Even though the failing sequence is 13 steps long, we can shrink to the basic 4 steps. All of this is possible just by making the most elementary assertion - that our modeled state matches the state of the code running under test. While evolving a code base, this kind of safety delivers outsized value along with traditional unit tests.

Ok, great! But ... it's not that obvious what went wrong here from the sequence alone.

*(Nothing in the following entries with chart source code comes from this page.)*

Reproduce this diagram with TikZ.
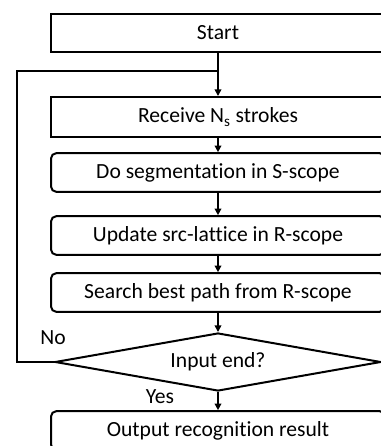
\documentclass[tikz,border=0pt]{standalone}
\usepackage{fontspec}
\setmainfont{Carlito}[Ligatures={NoCommon,NoRare,NoContextual}]
\usetikzlibrary{shapes.geometric,arrows.meta}
\tikzset{
  txt/.style={font=\fontsize{16.2pt}{19pt}\selectfont},
  boxsq/.style={draw, txt, line width=1.5pt, minimum width=250.5pt, minimum height=29pt, inner sep=0pt},
  boxrd/.style={boxsq, rounded corners=4pt},
  dec/.style={draw, txt, line width=1.5pt, diamond, aspect=6, inner sep=0pt, minimum width=244.5pt, minimum height=43.5pt},
  flow/.style={line width=1.2pt, -{Triangle[length=5pt,width=5pt]}},
  back/.style={line width=1pt},
  lbl/.style={txt, inner sep=0pt}
}
\begin{document}
\begin{tikzpicture}[x=0.75pt,y=-0.75pt]
\useasboundingbox (0,0) rectangle (380,446);
\node[boxsq] (start) at (218,33) {Start};
\node[boxsq, minimum height=30pt] (recv) at (218,117) {Receive N\textsubscript{s} strokes};
\node[boxrd] (seg) at (218,172.5) {Do segmentation in S-scope};
\node[boxrd] (upd) at (218,235.5) {Update src-lattice in R-scope};
\node[boxrd] (srch) at (218,292.5) {Search best path from R-scope};
\node[dec] (dec) at (218,362) {Input end?};
\node[boxrd] (out) at (218,430.5) {Output recognition result};
\coordinate (join) at (218,71);
\coordinate (lc) at (17,71);
\draw[flow] (start.south) -- (recv.north);
\draw[flow] (recv.south) -- (seg.north);
\draw[flow] (seg.south) -- (upd.north);
\draw[flow] (upd.south) -- (srch.north);
\draw[flow] (srch.south) -- (dec.north);
\draw[flow] (dec.south) -- (out.north);
\draw[back] (dec.west) -| (lc) -- (join);
\node[lbl] (no) at (53,338) {No};
\node[lbl] (yes) at (160,397) {Yes};
\end{tikzpicture}
\end{document}
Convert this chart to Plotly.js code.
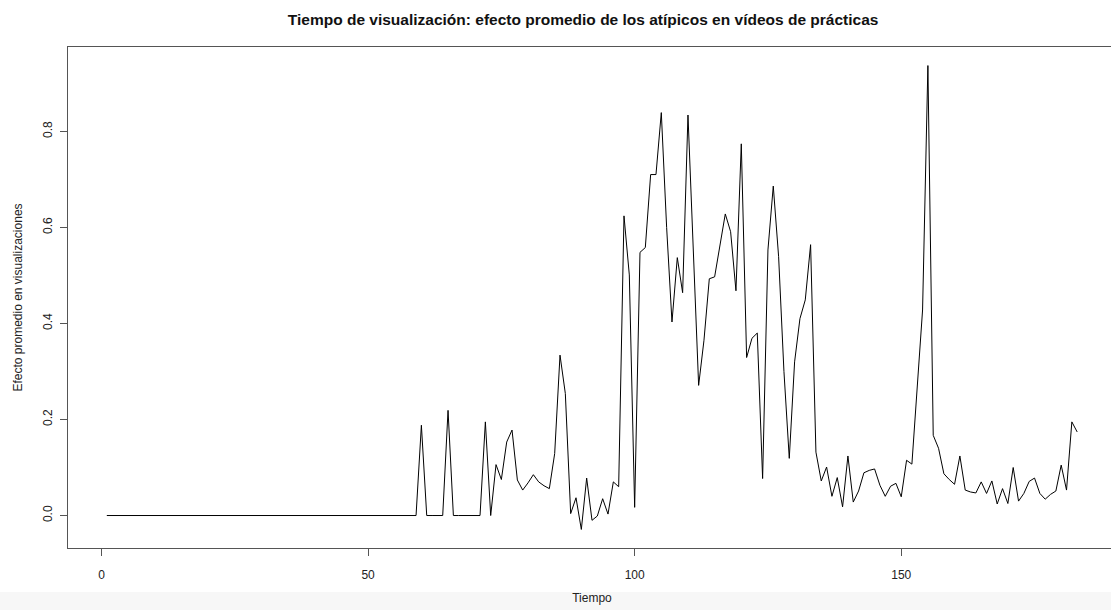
<!DOCTYPE html>
<html>
<head>
<meta charset="utf-8">
<script src="https://cdn.plot.ly/plotly-3.0.1.min.js"></script>
<style>
html,body{margin:0;padding:0;overflow:hidden;background:#fff;}
#chart{width:1120px;height:610px;}
</style>
</head>
<body>
<div id="chart"></div>
<script>
// Time index starts at 1 with step 1 (Plotly x0/dx)
const tiempoInicio = 1;
const tiempoPaso = 1;

// Efecto promedio en visualizaciones (t = 1 .. 183)
const efecto = [
  0,0,0,0,0,0,0,0,0,0, 0,0,0,0,0,0,0,0,0,0,
  0,0,0,0,0,0,0,0,0,0, 0,0,0,0,0,0,0,0,0,0,
  0,0,0,0,0,0,0,0,0,0, 0,0,0,0,0,0,0,0,0,
  0.188, 0, 0, 0, 0, 0.219, 0, 0, 0, 0,
  0, 0, 0.195, 0.0, 0.106, 0.075, 0.153, 0.178, 0.074, 0.053,
  0.068, 0.085, 0.070, 0.062, 0.056, 0.129, 0.334, 0.254, 0.004, 0.037,
  -0.029, 0.078, -0.010, -0.001, 0.035, 0.003, 0.070, 0.060, 0.624, 0.501,
  0.017, 0.548, 0.558, 0.710, 0.710, 0.839, 0.600, 0.403, 0.537, 0.464,
  0.834, 0.560, 0.271, 0.365, 0.493, 0.497, 0.560, 0.628, 0.591, 0.468,
  0.774, 0.329, 0.369, 0.380, 0.077, 0.553, 0.686, 0.539, 0.300, 0.119,
  0.320, 0.410, 0.449, 0.564, 0.132, 0.072, 0.101, 0.040, 0.079, 0.018,
  0.124, 0.028, 0.051, 0.089, 0.094, 0.097, 0.063, 0.040, 0.061, 0.067,
  0.039, 0.115, 0.107, 0.278, 0.428, 0.937, 0.167, 0.140, 0.087, 0.075,
  0.065, 0.124, 0.053, 0.049, 0.047, 0.070, 0.046, 0.072, 0.024, 0.056,
  0.025, 0.100, 0.030, 0.046, 0.071, 0.078, 0.046, 0.034, 0.044, 0.051,
  0.105, 0.053, 0.195, 0.174
];

const xTicks = [0, 50, 100, 150];
const yTicks = [0.0, 0.2, 0.4, 0.6, 0.8];
const yTickLabels = ["0.0", "0.2", "0.4", "0.6", "0.8"];

const tituloGrafico = "Tiempo de visualización: efecto promedio de los atípicos en vídeos de prácticas";
const tituloX = "Tiempo";
const tituloY = "Efecto promedio en visualizaciones";

// R-style axis limits (4% padding)
const n = efecto.length;
const xmin = tiempoInicio, xmax = tiempoInicio + (n - 1) * tiempoPaso;
const ymin = Math.min(...efecto), ymax = Math.max(...efecto);
const xpad = 0.04 * (xmax - xmin), ypad = 0.04 * (ymax - ymin);

const trace = {
  type: 'scatter',
  mode: 'lines',
  y: efecto,
  x0: tiempoInicio,
  dx: tiempoPaso,
  line: {color: '#000000', width: 1},
  hoverinfo: 'x+y'
};

const fontFam = '"Liberation Sans", Arial, Helvetica, sans-serif';

const layout = {
  width: 1120,
  height: 610,
  margin: {l: 68, r: 4, t: 47, b: 62},
  paper_bgcolor: '#ffffff',
  plot_bgcolor: '#ffffff',
  showlegend: false,
  font: {family: fontFam, size: 12, color: '#222'},
  title: {
    text: '<b>' + tituloGrafico + '</b>',
    font: {family: fontFam, size: 15.5, color: '#111'},
    x: 0.4915, xref: 'paper', xanchor: 'center',
    y: 1, yref: 'container', yanchor: 'top', pad: {t: 14}
  },
  xaxis: {
    range: [xmin - xpad, xmax + xpad],
    tickmode: 'array', tickvals: xTicks, ticktext: xTicks.map(String),
    ticks: 'outside', ticklen: 7, tickwidth: 1, tickcolor: '#555',
    showline: true, linecolor: '#555', linewidth: 1, mirror: true,
    showgrid: false, zeroline: false,
    ticklabelstandoff: 9,
    tickfont: {family: fontFam, size: 12, color: '#222'},
    title: {text: tituloX, font: {family: fontFam, size: 12, color: '#222'}, standoff: 12}
  },
  yaxis: {
    range: [ymin - ypad, ymax + ypad],
    tickmode: 'array', tickvals: yTicks, ticktext: yTickLabels,
    tickangle: -90,
    ticks: 'outside', ticklen: 7, tickwidth: 1, tickcolor: '#555',
    showline: true, linecolor: '#555', linewidth: 1, mirror: true,
    showgrid: false, zeroline: false,
    ticklabelstandoff: 3,
    tickfont: {family: fontFam, size: 12, color: '#222'},
    title: {text: tituloY, font: {family: fontFam, size: 12, color: '#222'}, standoff: 16}
  },
  shapes: [{
    type: 'rect', xref: 'paper', yref: 'paper',
    x0: -0.1, x1: 1.1, y0: -0.088, y1: -0.13,
    fillcolor: '#f7f7f7', line: {width: 0}, layer: 'below'
  }]
};

Plotly.newPlot('chart', [trace], layout, {displayModeBar: false, staticPlot: true});
</script>
</body>
</html>
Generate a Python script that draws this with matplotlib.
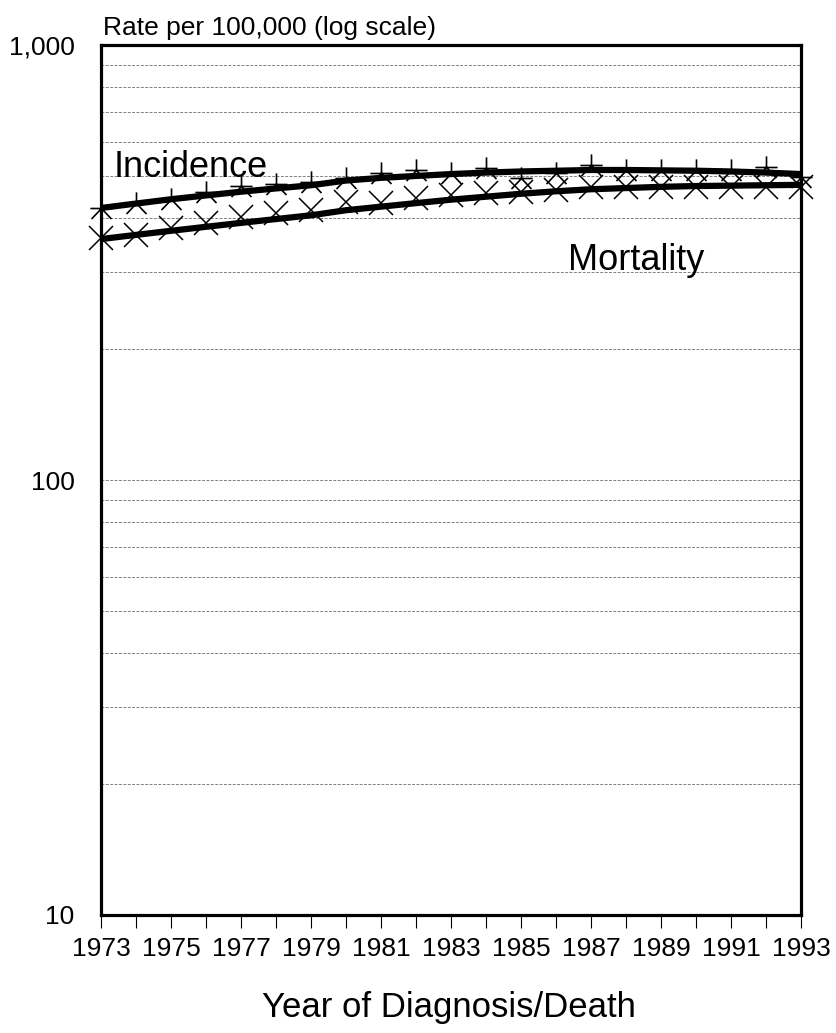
import numpy as np
import matplotlib
matplotlib.use("Agg")
import matplotlib.pyplot as plt
from matplotlib.path import Path
from matplotlib.ticker import FixedLocator, NullFormatter

plt.rcParams['font.family'] = ['Liberation Sans', 'DejaVu Sans']

years = list(range(1973, 1994))

# observed rates (markers)
incidence = [422, 433, 443, 459, 474, 479, 484, 494, 508, 516, 508,
             521, 494, 508, 530, 516, 516, 516, 516, 525, 497]
mortality = [360, 366, 380, 390, 402, 411, 417, 436, 433, 445, 452,
             457, 459, 464, 471, 471, 471, 471, 471, 471, 471]

# fitted trend lines
incidence_fit = [422, 432, 442, 451, 460, 468, 476, 488, 495, 500, 505,
                 509, 512, 514, 516, 516, 515, 514, 512, 509, 505]
mortality_fit = [358, 366, 374, 382, 390, 398, 406, 417, 425, 433, 441,
                 448, 455, 461, 466, 469, 472, 474, 475, 476, 477]

year_labels = [str(y) if (y - 1973) % 2 == 0 else '' for y in years]

# asterisk-like marker: stem up, crossbar, two legs down
star = Path([(0, 0), (0, 1.0), (-1.0, 0), (1.0, 0), (0, 0), (-0.9, -0.95), (0, 0), (0.9, -0.95)],
            [Path.MOVETO, Path.LINETO, Path.MOVETO, Path.LINETO,
             Path.MOVETO, Path.LINETO, Path.MOVETO, Path.LINETO])

fig = plt.figure(figsize=(8.37, 10.33), dpi=100)
ax = fig.add_axes([101/837, 1 - 915/1033, 700/837, 870/1033])

ax.set_yscale('log')
ax.set_ylim(10, 1000)
ax.set_xlim(1973, 1993)

ax.yaxis.set_major_locator(FixedLocator([10, 100, 1000]))
ax.set_yticklabels(['10', '100', '1,000'])
minors = [v * d for d in (10, 100) for v in range(2, 10)]
ax.yaxis.set_minor_locator(FixedLocator(minors))
ax.yaxis.set_minor_formatter(NullFormatter())
ax.grid(True, which='both', axis='y', linestyle=(0, (3, 1.5)), color='#808080', linewidth=0.7)
ax.set_axisbelow(True)

ax.set_xticks(years)
ax.set_xticklabels(year_labels)
ax.tick_params(axis='x', direction='out', length=9, width=0.8, pad=7, labelsize=19)
ax.tick_params(axis='y', which='both', length=0, pad=19, labelsize=19)

for s in ax.spines.values():
    s.set_linewidth(2.3)

ax.plot(years, incidence_fit, color='black', linewidth=4.5, solid_capstyle='butt', clip_on=False, zorder=3)
ax.plot(years, mortality_fit, color='black', linewidth=4.5, solid_capstyle='butt', clip_on=False, zorder=3)
ax.plot(years, incidence, linestyle='none', marker=star, markersize=16, markeredgewidth=1.2,
        markerfacecolor='none', color='black', clip_on=False, zorder=4)
ax.plot(years, mortality, linestyle='none', marker='x', markersize=17, markeredgewidth=1.1,
        color='black', clip_on=False, zorder=4)

ax.text(1973.35, 524, 'Incidence', fontsize=26, ha='left', va='center')
ax.text(1986.35, 320, 'Mortality', fontsize=26, ha='left', va='center')

fig.text(103/837, 1 - 28/1033, 'Rate per 100,000 (log scale)', fontsize=19, ha='left', va='center')
fig.text(449/837, 1 - 1008/1033, 'Year of Diagnosis/Death', fontsize=25, ha='center', va='center')

fig.savefig('out.png', dpi=100)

How do we go about debugging this?

Let's imagine our initial state looks like the following:

(def init-state
  {:user-a #{}
   :user-b #{}
   :door   :locked
   :room-1 #{:user-a :key}
   :room-2 #{:user-b}})

We can easily write a quick snippet using the :smallest case from the report:

(require '[clojure.data :refer [diff]])

(let [xs [{:command :take-key, :args [:user-a]}
          {:command :unlock-door, :args [:user-a]}
          {:command :open-door, :args [:user-b]}
          {:command :move, :args [:user-b :room-1]}]]
  (clojure.data/diff
    (fugato/execute model init-state xs) ;; A 
    (run world xs))) ;; B

This will output:

({:room-2 nil,         ;; only in A
  :room-1 #{:user-b}}
 {:room-2 #{:user-b}}  ;; only in B
 {:room-1 #{:user-a}, 
  :door :open, 
  :user-b #{}, 
  :user-a #{:key}})

Here we see clearly that our model expects :user-b to be in :room-1. But our actual code has :user-b still in :room-2 even after a :move was issued.

No Silver Bullet

As powerful as this seems there are tradeoffs. You must be confident that your model itself is correct, and for trivial programs it's hard to justify doing the work twice. However, a significant portion of software development is software maintenance. As time passes, it becomes more and more challenging to keep all the details at hand, or that some seemingly innocuous change won't have ripple effects even when you appear to have decent test coverage.

fugato provides a nimble way to think about a software system at a higher level and execute that understanding without getting bogged down in the details.

We've had have a fair amount of success in using it to reason about global properties of our production systems. Hopefully you can too!